Vinod Khosla is pouring his own millions into science experiments to counter global warming  - nickb
http://www.fastcompany.com/magazine/127/a-devilish-green-angel.html
======
Alex3917
A couple paragraphs from Earth: The Sequel on one of their competitors:

"Global cement production is responsible for about 5 percent of the world's
greenhouse gases-- more than all global air travel combined. Half those
emissions come from calcium carbonate (limestone), which releases carbon
dioxide when heated; half come from the 1450C flame needed to 'calcine' the
cement, or drive off bound molecules of water so that it will be ready to
react when new water is added." (p. 212)

"European manufacturers like Lafarge have invested millions of dollars trying
to clean up the process; so far, they have cut emissions by only 20 percent.
The Portland Cement Association, which represents North America's
manufacturers, says the U.S. industry will decrease emissions to 10 percent
below 1990 levels by 2020. Porat calls that target 'insanity--stupid.' He
claims that his newest company, CalStar Cement, will use a reformulated recipe
(replacing large amounts of calcium carbonate with fly ash, the fine residue
left after coal combustion) and a proprietary heat-generating chemical
reaction to eliminate 90 percent of cement's carbon emissions. 'The 10x change
is what we're after, in all we do,' says Porat. 'Silicon Valley is a great
place to lodge those dreams.' Will they come true?

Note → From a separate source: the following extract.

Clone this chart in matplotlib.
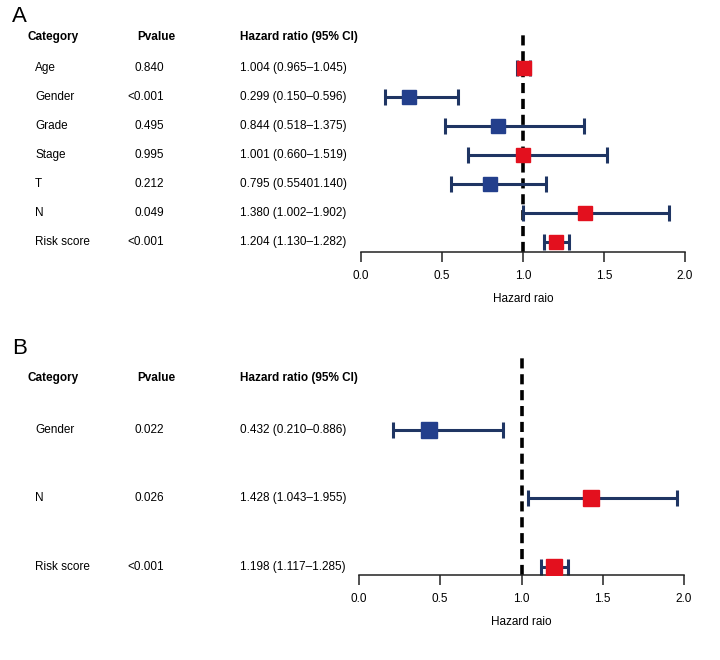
import matplotlib
matplotlib.use("Agg")
import matplotlib.pyplot as plt
from matplotlib.transforms import blended_transform_factory

plt.rcParams['font.family'] = ['Liberation Sans Narrow', 'Liberation Sans', 'DejaVu Sans']

# Panel A: univariate
cat_a = ['Age', 'Gender', 'Grade', 'Stage', 'T', 'N', 'Risk score']
p_a = ['0.840', '<0.001', '0.495', '0.995', '0.212', '0.049', '<0.001']
hr_a = [1.004, 0.299, 0.844, 1.001, 0.795, 1.380, 1.204]
lo_a = [0.965, 0.150, 0.518, 0.660, 0.554, 1.002, 1.130]
hi_a = [1.045, 0.596, 1.375, 1.519, 1.140, 1.902, 1.282]
txt_a = ['1.004 (0.965\u20131.045)', '0.299 (0.150\u20130.596)', '0.844 (0.518\u20131.375)',
         '1.001 (0.660\u20131.519)', '0.795 (0.55401.140)', '1.380 (1.002\u20131.902)',
         '1.204 (1.130\u20131.282)']

# Panel B: multivariate
cat_b = ['Gender', 'N', 'Risk score']
p_b = ['0.022', '0.026', '<0.001']
hr_b = [0.432, 1.428, 1.198]
lo_b = [0.210, 1.043, 1.117]
hi_b = [0.886, 1.955, 1.285]
txt_b = ['0.432 (0.210\u20130.886)', '1.428 (1.043\u20131.955)', '1.198 (1.117\u20131.285)']

RED = '#E3101E'
BLUE = '#233F8C'
BAR = '#1F3563'
FS = 8.5

fig = plt.figure(figsize=(7.2, 6.6), dpi=100)


def forest(ax, cats, pvals, hr, lo, hi, txts, ylim, header_y, msize, label, label_y):
    n = len(cats)
    ys = list(range(n))
    ax.axvline(1.0, color='black', lw=2.6, linestyle=(0, (2.8, 1.6)), zorder=1)
    for i in ys:
        col = RED if hr[i] > 1 else BLUE
        ax.errorbar(hr[i], i, xerr=[[hr[i] - lo[i]], [hi[i] - hr[i]]],
                    fmt='none', ecolor=BAR, elinewidth=2.2, capsize=6, capthick=2.2, zorder=2)
        ax.plot(hr[i], i, marker='s', ms=msize, color=col, mec=col, zorder=3)
    ax.set_xlim(0, 2)
    ax.set_ylim(*ylim)
    for s in ['top', 'right', 'left']:
        ax.spines[s].set_visible(False)
    ax.spines['bottom'].set_linewidth(1.1)
    ax.spines['bottom'].set_color('#222222')
    ax.set_yticks([])
    ax.set_xticks([0, 0.5, 1.0, 1.5, 2.0])
    ax.set_xticklabels(['0.0', '0.5', '1.0', '1.5', '2.0'], fontsize=FS)
    ax.tick_params(axis='x', direction='out', length=7, width=1.1, color='#222222', pad=6)
    ax.set_xlabel('Hazard raio', fontsize=FS, labelpad=8)

    tr = blended_transform_factory(fig.transFigure, ax.transData)
    fig.text(27 / 720, header_y, 'Category', transform=tr, fontsize=FS, fontweight='bold', va='center')
    fig.text(137 / 720, header_y, 'Pvalue', transform=tr, fontsize=FS, fontweight='bold', va='center')
    fig.text(240 / 720, header_y, 'Hazard ratio (95% CI)', transform=tr, fontsize=FS,
             fontweight='bold', va='center')
    for i in ys:
        fig.text(35 / 720, i, cats[i], transform=tr, fontsize=FS, va='center')
        fig.text(164 / 720, i, pvals[i], transform=tr, fontsize=FS, va='center', ha='right')
        fig.text(240 / 720, i, txts[i], transform=tr, fontsize=FS, va='center')
    fig.text(12 / 720, label_y, label, fontsize=16, va='center')


ax_a = fig.add_axes([361 / 720, 1 - 252 / 660, 324 / 720, 220 / 660])
forest(ax_a, cat_a, p_a, hr_a, lo_a, hi_a, txt_a, (6.345, -1.24), -1.07, 10, 'A', 1 - 16 / 660)

ax_b = fig.add_axes([359 / 720, 1 - 575 / 660, 325 / 720, 220 / 660])
forest(ax_b, cat_b, p_b, hr_b, lo_b, hi_b, txt_b, (2.117, -1.095), -0.76, 12, 'B', 1 - 349 / 660)

fig.savefig('out.png', dpi=100)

The answer is unclear. But
the Portland Cement Association acknowledges that cement can be made almost
entirely of fly ash using 'chemically unique, more rare fly ashes.' And Porat
has assembled an impressive team of technical advisers who are betting he may
be right." (p. 212)

------
michaelneale
But isn't this really a supply side problem? If we had cost competitive green
sources of energy which are trending to be cheaper then carbon emitting ones -
how much optimisation can we do just to minimise carbon?

Its like someone loosing their job, and then thinking "I know, I'll just cut
back on spending money" - no, you find an income source (and maybe cut back as
well).